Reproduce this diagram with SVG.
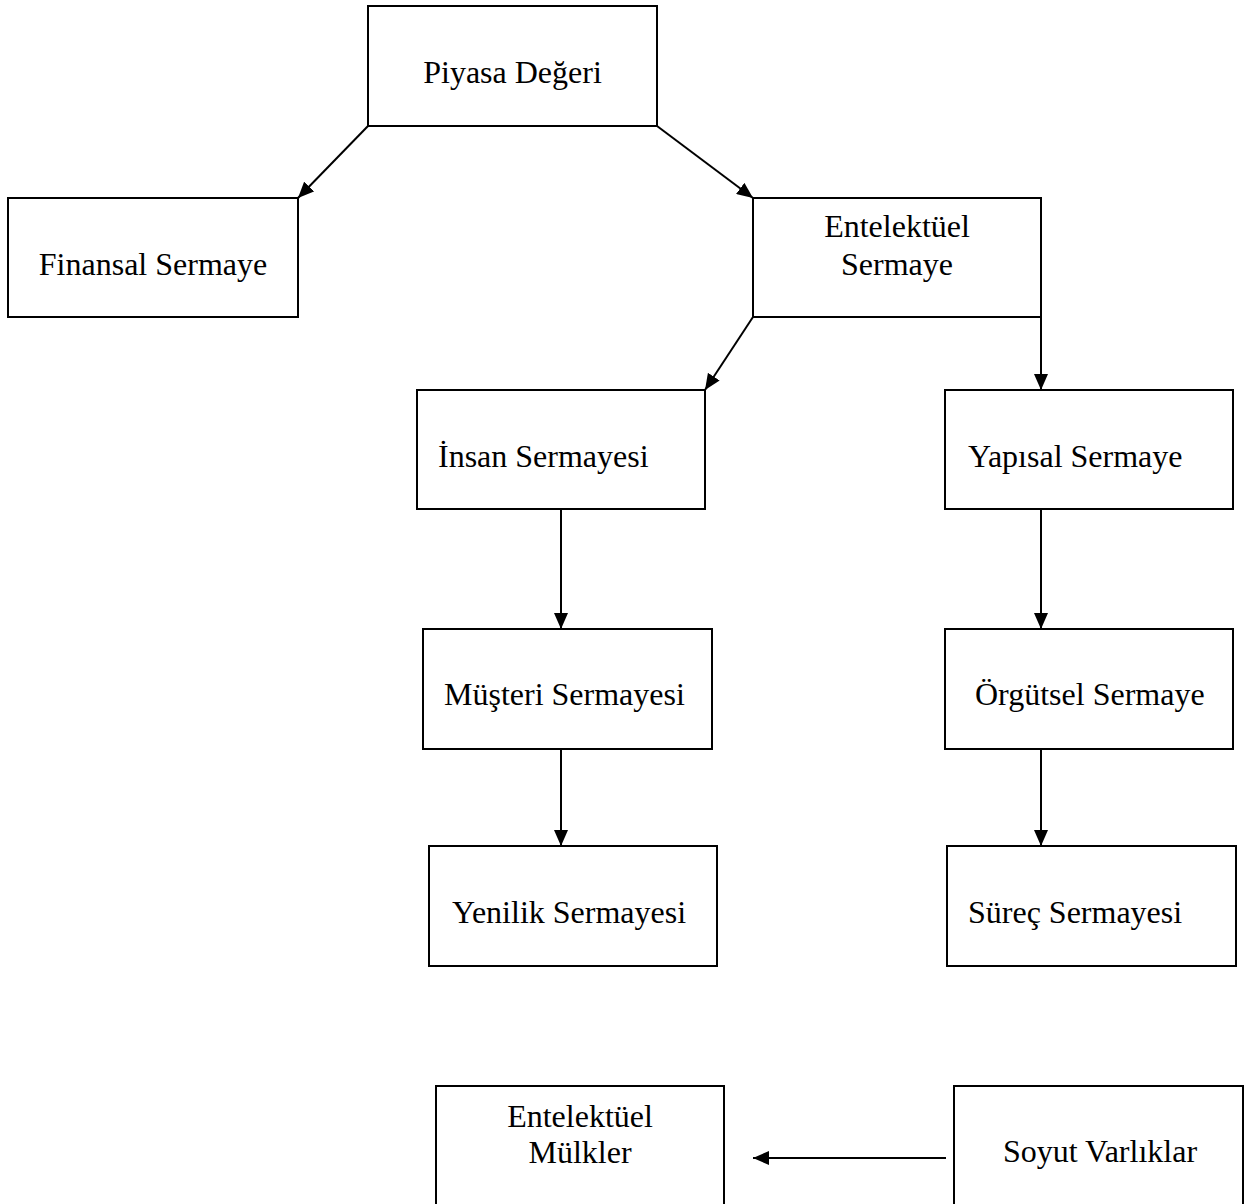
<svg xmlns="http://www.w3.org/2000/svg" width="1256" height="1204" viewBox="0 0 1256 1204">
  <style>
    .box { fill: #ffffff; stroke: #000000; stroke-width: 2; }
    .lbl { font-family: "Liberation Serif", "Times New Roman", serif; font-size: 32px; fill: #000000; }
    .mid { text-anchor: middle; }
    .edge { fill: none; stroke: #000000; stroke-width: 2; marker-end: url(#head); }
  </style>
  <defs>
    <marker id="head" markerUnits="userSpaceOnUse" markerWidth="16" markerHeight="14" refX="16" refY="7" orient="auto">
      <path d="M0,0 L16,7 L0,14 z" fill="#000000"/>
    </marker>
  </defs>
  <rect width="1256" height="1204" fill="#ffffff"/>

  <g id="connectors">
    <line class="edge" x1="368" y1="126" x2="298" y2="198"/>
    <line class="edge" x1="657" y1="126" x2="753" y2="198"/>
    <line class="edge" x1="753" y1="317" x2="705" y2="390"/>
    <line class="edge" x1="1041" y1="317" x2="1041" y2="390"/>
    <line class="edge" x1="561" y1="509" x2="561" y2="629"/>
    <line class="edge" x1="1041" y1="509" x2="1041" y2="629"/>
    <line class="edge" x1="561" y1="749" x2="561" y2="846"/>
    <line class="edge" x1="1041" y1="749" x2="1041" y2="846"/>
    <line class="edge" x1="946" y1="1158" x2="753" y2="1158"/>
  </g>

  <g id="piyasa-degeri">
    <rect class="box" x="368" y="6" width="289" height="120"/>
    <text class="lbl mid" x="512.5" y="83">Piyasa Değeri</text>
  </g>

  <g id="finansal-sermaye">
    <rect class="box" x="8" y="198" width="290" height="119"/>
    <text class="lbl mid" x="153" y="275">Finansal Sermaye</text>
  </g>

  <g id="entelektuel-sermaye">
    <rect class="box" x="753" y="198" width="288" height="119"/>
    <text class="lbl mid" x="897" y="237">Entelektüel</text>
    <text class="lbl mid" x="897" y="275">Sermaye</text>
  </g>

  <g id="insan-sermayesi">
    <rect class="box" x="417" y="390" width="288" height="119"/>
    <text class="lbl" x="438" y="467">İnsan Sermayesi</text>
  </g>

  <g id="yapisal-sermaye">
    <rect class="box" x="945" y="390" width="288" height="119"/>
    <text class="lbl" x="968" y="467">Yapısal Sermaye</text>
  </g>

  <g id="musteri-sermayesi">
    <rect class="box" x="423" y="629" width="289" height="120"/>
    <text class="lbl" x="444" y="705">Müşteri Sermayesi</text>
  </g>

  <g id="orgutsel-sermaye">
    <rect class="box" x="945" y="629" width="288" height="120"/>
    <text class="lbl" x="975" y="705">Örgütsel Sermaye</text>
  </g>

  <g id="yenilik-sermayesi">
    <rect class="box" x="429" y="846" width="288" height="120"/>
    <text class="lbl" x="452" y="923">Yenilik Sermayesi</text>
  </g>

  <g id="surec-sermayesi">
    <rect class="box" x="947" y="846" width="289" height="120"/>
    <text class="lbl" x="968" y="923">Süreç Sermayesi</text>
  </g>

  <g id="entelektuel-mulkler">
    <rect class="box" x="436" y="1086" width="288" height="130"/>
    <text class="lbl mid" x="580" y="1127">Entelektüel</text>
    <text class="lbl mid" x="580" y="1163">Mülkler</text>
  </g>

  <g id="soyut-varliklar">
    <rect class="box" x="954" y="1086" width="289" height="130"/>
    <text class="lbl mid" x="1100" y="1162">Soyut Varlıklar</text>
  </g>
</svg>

_ _ _ _ _ _ _

Set down the material above as is, without any pictures.

**Result of the exercise**:
Reproduce this diagram with SVG.
<svg xmlns="http://www.w3.org/2000/svg" width="1256" height="1204" viewBox="0 0 1256 1204">
  <style>
    .box { fill: #ffffff; stroke: #000000; stroke-width: 2; }
    .lbl { font-family: "Liberation Serif", "Times New Roman", serif; font-size: 32px; fill: #000000; }
    .mid { text-anchor: middle; }
    .edge { fill: none; stroke: #000000; stroke-width: 2; marker-end: url(#head); }
  </style>
  <defs>
    <marker id="head" markerUnits="userSpaceOnUse" markerWidth="16" markerHeight="14" refX="16" refY="7" orient="auto">
      <path d="M0,0 L16,7 L0,14 z" fill="#000000"/>
    </marker>
  </defs>
  <rect width="1256" height="1204" fill="#ffffff"/>

  <g id="connectors">
    <line class="edge" x1="368" y1="126" x2="298" y2="198"/>
    <line class="edge" x1="657" y1="126" x2="753" y2="198"/>
    <line class="edge" x1="753" y1="317" x2="705" y2="390"/>
    <line class="edge" x1="1041" y1="317" x2="1041" y2="390"/>
    <line class="edge" x1="561" y1="509" x2="561" y2="629"/>
    <line class="edge" x1="1041" y1="509" x2="1041" y2="629"/>
    <line class="edge" x1="561" y1="749" x2="561" y2="846"/>
    <line class="edge" x1="1041" y1="749" x2="1041" y2="846"/>
    <line class="edge" x1="946" y1="1158" x2="753" y2="1158"/>
  </g>

  <g id="piyasa-degeri">
    <rect class="box" x="368" y="6" width="289" height="120"/>
    <text class="lbl mid" x="512.5" y="83">Piyasa Değeri</text>
  </g>

  <g id="finansal-sermaye">
    <rect class="box" x="8" y="198" width="290" height="119"/>
    <text class="lbl mid" x="153" y="275">Finansal Sermaye</text>
  </g>

  <g id="entelektuel-sermaye">
    <rect class="box" x="753" y="198" width="288" height="119"/>
    <text class="lbl mid" x="897" y="237">Entelektüel</text>
    <text class="lbl mid" x="897" y="275">Sermaye</text>
  </g>

  <g id="insan-sermayesi">
    <rect class="box" x="417" y="390" width="288" height="119"/>
    <text class="lbl" x="438" y="467">İnsan Sermayesi</text>
  </g>

  <g id="yapisal-sermaye">
    <rect class="box" x="945" y="390" width="288" height="119"/>
    <text class="lbl" x="968" y="467">Yapısal Sermaye</text>
  </g>

  <g id="musteri-sermayesi">
    <rect class="box" x="423" y="629" width="289" height="120"/>
    <text class="lbl" x="444" y="705">Müşteri Sermayesi</text>
  </g>

  <g id="orgutsel-sermaye">
    <rect class="box" x="945" y="629" width="288" height="120"/>
    <text class="lbl" x="975" y="705">Örgütsel Sermaye</text>
  </g>

  <g id="yenilik-sermayesi">
    <rect class="box" x="429" y="846" width="288" height="120"/>
    <text class="lbl" x="452" y="923">Yenilik Sermayesi</text>
  </g>

  <g id="surec-sermayesi">
    <rect class="box" x="947" y="846" width="289" height="120"/>
    <text class="lbl" x="968" y="923">Süreç Sermayesi</text>
  </g>

  <g id="entelektuel-mulkler">
    <rect class="box" x="436" y="1086" width="288" height="130"/>
    <text class="lbl mid" x="580" y="1127">Entelektüel</text>
    <text class="lbl mid" x="580" y="1163">Mülkler</text>
  </g>

  <g id="soyut-varliklar">
    <rect class="box" x="954" y="1086" width="289" height="130"/>
    <text class="lbl mid" x="1100" y="1162">Soyut Varlıklar</text>
  </g>
</svg>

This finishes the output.